Pillar 4: Be creative and dynamic
The same applies to both traditional branding and employer branding: what was new and fresh one day is standard practice the next day and old news after that. Being satisfied with the status quo is the beginning of the end of an employer brand. A company that grows dynamically needs a dynamic brand. This is a task for the HR department and for all employees as well. Every employee can ensure that new ideas are generated and, more importantly, implemented in their team or department.
The company as a whole has its part to play, too. It’s not about gimmicks fed to staff week in, week out. The aim is to create activities along the employee journey – meaning all contact points that employees have with the company – in a way that accurately reflects the employer brand. This could include providing high-quality equipment for working away from the office or having modern offices with recreational facilities or food trucks where employees can grab a bite to eat during breaks or after work. Or it could be something like setting up a foundation to provide fast, hassle-free assistance to employees in times of need. Coordinated measures are a guaranteed way to increase a brand’s appeal. If a company manages to surprise employees over and over again, they have already achieved quite a lot in terms of employer branding.

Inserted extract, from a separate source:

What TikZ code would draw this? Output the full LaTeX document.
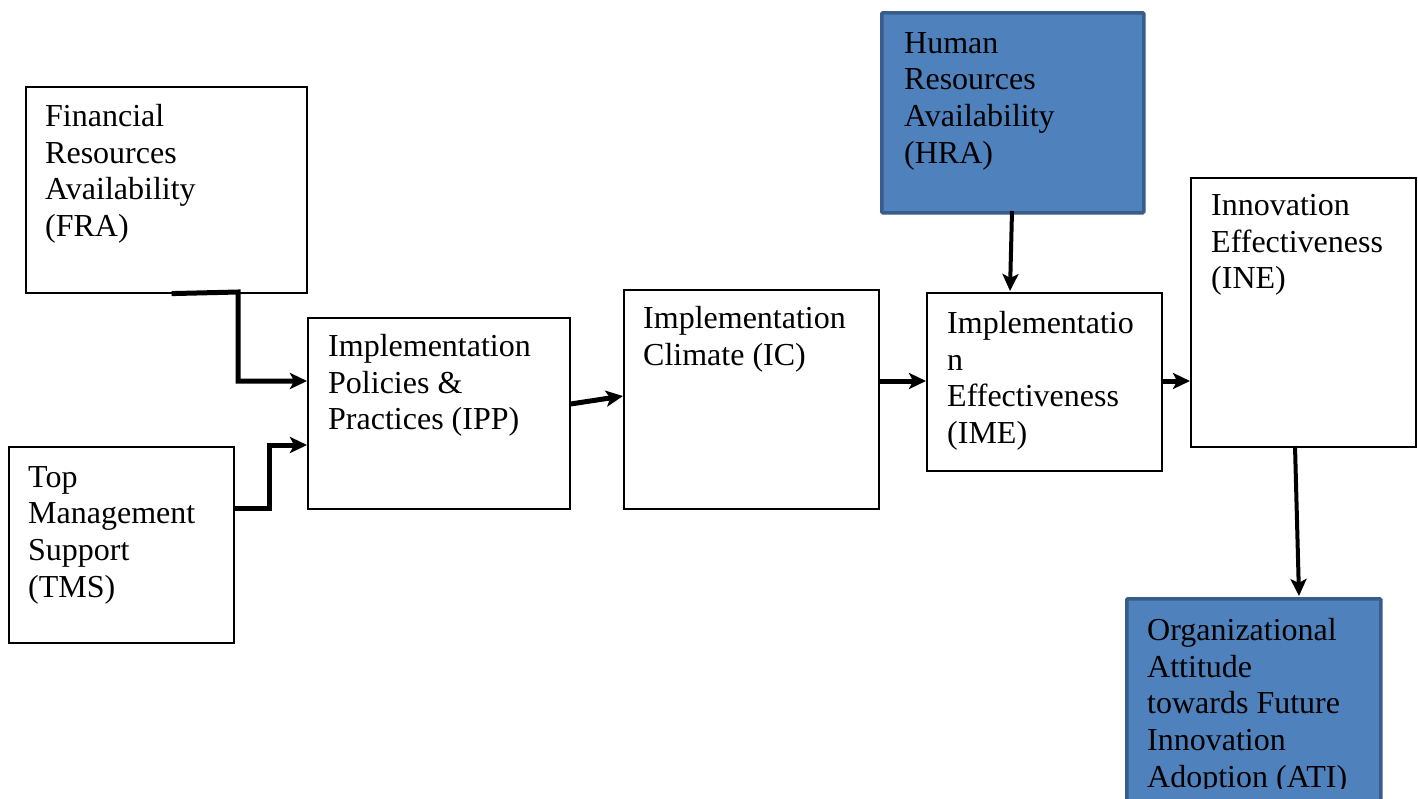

As the blog post has shown, building an employer brand is mission-critical, especially when the job market is tight, and it helps a company remain competitive, too. As paradoxical as this may sound, the challenges a company faces increase in times of rapid growth. If management is aware of the situation and the possible consequences this may have, they can take measures in response early on. It is important to maintain the momentum and level of innovation from the early days while at the same time thinking and operating on a larger scale.